Attestation metadata has expiry. MDS3 blobs have a nextUpdate field. If your FIDO2 server caches a stale blob, it may reject legitimate authenticators or fail to flag revoked ones. Ensure your server refreshes MDS3 on schedule.

Browser support isn’t uniform. Safari on macOS has lagged behind Chromium on certain CTAP2 features (particularly hybrid/cross-device flows). Test your specific key models against your user’s browsers before committing to the enrollment flow.

NFC in corporate environments. Some offices have NFC-blocking cases on badges. Sounds obscure, until someone can’t register their NFC-only key at their desk.

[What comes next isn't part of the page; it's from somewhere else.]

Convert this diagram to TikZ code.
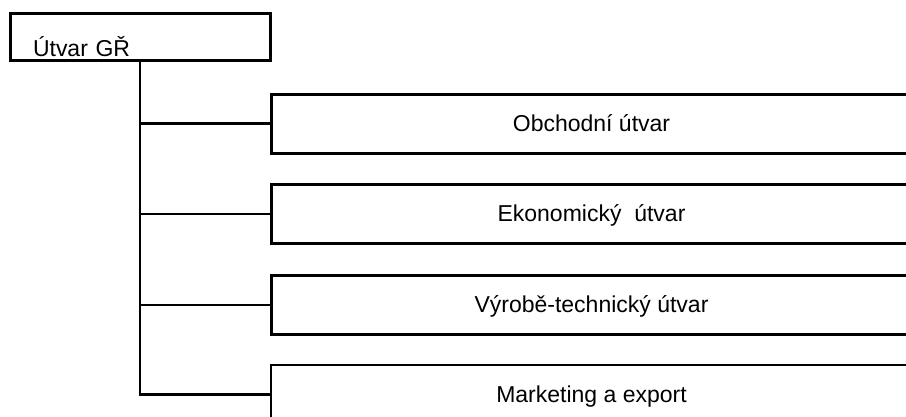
\documentclass[tikz,border=0pt]{standalone}
\usepackage{fontspec}
\setmainfont{Liberation Sans}
\begin{document}
\begin{tikzpicture}[x=1pt,y=-1pt,
  every node/.style={font=\fontsize{23}{27}\selectfont, inner sep=0pt},
  topbox/.style={draw, line width=3pt, minimum width=260pt, minimum height=47pt,
    text width=214pt, align=left, text height=39pt, text depth=0pt},
  unitbox/.style={draw, line width=3pt, minimum width=641pt, minimum height=59pt,
    text height=15pt, text depth=0pt},
  lastbox/.style={unitbox, line width=2pt},
  conn/.style={line width=2.2pt}]
\useasboundingbox (0,0) rectangle (906,416);
\fill[white] (0,0) rectangle (906,416);
\node[topbox] (gr) at (140,36.5) {Útvar GŘ};
\node[unitbox] (b1) at (591.5,123.5) {Obchodní útvar};
\node[unitbox] (b2) at (591.5,214) {Ekonomický\ \ útvar};
\node[unitbox] (b3) at (591.5,305) {Výrobě-technický útvar};
\node[lastbox] (b4) at (591.5,394.5) {Marketing a export};
\draw[conn] (gr.south) |- (b1.west);
\draw[conn] (gr.south) |- (b2.west);
\draw[conn] (gr.south) |- (b3.west);
\draw[conn] (gr.south) |- (b4.west);
\end{tikzpicture}
\end{document}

Windows Hello and domain join. Windows Hello for Business has different enrollment paths depending on whether you’re in a cloud-only, hybrid, or on-prem domain setup. The hybrid path (ADFS + Entra ID) is the most complex and has specific certificate requirements. Read the prerequisites list in full before starting.

Production-Ready Checklist

FIDO2 server behind TLS with HSTS; HTTPS is not optional — the WebAuthn API refuses to run on plain HTTP (except localhost)
RP ID matches your domain exactly and is pinned in config (a change breaks all existing credentials)
MDS3 metadata refreshed at least weekly
Attestation enforcement enabled for privileged roles at minimum
Backup hardware key enrolled per user before primary-only policy enforced
Break-glass recovery procedure documented and tested
Legacy app audit complete; app password or exemption policy in place
Monitoring on WebAuthn registration and assertion failure rates (spike = UX problem or attack)
SSH servers migrated to SK key types with password auth disabled

Deploying FIDO2 properly is a 2-3 month project for a mid-sized org, not an afternoon task. But it’s the only authentication scheme that’s actually phishing-proof by design, and once the hardware is in users’ hands, the day-to-day experience is genuinely better — tap the key, you’re in, no password manager gymnastics. The operational investment pays off faster than you’d expect, especially after your first phishing campaign comes back with zero credential harvests.